Morbider Spaß auf dem Sentimental-Trip
Darin liegt eben der größte Spaß: Man ist nach Lektüre dieses Büchleins (das ja mit nur 284 Seiten wirklich schnell mal weggelesen ist) gewillt, sich Sonntag Nachmittags mit seinen Kindern eine Heidi-Verfilmung anzusehen. Nur um dann zum völligen Unverständnis der restlichen Familie pausenlos vor sich hin zu kichern, sei es über den Namen der Rottenmeier, der plötzlich eine ganz neue Bedeutung bekommt oder aber, weil vor dem geistigen Auge in den unmöglichsten Szenen ständig "Glaarä" um die Ecke schlurfen. Und man wird den mürrischen Alpen-Guerilla Öhi nie wieder sehen können, ohne an seine untote Geliebte im Schuppen hinter dem Haus zu denken.
Gelungene Wiederbelebung
Dass das Ganze dann auch noch handwerklich gut geschrieben und eben mit vielen liebevoll eingepassten Details (wie eben den passenden Ausdrücken der Einheimischen für die "Widernatürlichen") aufgewertet ist, rundet das Leseerlebnis ab.
Die eigentümliche Mischung aus liebevoll-altmodischer Heile-Welt-Literatur und morbidem Splatterspaß kann also nur als durchweg gelungen bezeichnet werden. Natürlich muss man Heidi irgendwann mal gesehen haben und sich auf eine gründliche Verhackstückung der Jugenderinnerungen einlassen können - aber dann kann man das Büchlein gerade als Erwachsener durchaus genießen.
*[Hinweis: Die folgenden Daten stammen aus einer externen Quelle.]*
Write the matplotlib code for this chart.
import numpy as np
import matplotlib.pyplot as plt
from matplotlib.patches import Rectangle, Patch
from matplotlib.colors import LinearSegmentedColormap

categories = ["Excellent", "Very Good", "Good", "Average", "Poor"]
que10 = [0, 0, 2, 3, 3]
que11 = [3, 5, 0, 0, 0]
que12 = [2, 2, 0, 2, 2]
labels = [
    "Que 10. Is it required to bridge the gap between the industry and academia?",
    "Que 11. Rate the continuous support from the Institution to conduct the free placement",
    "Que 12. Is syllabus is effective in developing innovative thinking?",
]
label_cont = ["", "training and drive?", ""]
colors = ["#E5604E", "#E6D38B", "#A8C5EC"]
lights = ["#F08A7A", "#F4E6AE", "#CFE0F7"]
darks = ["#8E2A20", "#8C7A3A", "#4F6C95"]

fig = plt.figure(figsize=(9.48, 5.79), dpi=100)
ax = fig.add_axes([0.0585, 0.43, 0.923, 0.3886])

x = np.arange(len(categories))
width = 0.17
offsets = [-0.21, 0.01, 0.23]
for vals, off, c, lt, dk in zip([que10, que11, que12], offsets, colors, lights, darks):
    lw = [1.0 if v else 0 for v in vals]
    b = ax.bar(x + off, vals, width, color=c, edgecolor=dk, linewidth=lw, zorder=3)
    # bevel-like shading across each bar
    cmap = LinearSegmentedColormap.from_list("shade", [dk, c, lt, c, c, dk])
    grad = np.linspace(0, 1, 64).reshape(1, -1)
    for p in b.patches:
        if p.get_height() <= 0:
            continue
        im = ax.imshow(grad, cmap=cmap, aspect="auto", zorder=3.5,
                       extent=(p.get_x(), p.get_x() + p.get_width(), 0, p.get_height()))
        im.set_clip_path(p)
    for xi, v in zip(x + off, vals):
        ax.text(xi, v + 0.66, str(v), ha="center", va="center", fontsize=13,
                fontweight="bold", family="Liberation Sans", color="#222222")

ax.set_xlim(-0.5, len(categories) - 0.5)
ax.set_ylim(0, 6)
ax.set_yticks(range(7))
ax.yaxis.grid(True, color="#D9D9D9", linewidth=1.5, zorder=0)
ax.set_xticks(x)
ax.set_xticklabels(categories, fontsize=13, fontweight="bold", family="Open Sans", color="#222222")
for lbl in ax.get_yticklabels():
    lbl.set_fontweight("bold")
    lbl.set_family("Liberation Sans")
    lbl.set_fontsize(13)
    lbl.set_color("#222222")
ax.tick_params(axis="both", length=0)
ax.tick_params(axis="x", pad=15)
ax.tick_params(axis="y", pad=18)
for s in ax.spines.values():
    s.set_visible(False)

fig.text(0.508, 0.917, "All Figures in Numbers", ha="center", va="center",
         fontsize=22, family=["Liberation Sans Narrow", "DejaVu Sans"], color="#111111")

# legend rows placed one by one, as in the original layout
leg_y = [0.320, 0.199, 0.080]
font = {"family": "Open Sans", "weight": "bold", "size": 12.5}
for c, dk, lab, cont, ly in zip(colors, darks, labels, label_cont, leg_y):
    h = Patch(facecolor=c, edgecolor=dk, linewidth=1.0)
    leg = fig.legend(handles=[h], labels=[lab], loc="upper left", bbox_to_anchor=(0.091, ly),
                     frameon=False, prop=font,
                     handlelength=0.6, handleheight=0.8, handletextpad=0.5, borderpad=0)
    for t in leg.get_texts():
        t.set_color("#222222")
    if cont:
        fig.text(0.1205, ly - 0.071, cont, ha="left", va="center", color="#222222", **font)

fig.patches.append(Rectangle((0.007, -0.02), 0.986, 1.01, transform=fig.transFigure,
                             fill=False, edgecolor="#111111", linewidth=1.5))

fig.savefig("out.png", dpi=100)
Und als Mash-Up und Parodie ist es auf jeden Fall gelungener als Pride, Prejudice and Zombies. Danke, Peter H. Geißen, wer immer du bist. Ich habe das Erlebnis genossen. Einziger Wermutstropfen - ich konnte schon wieder keinen Verriss schreiben. Dabei hatte ich mich schon darauf gefreut.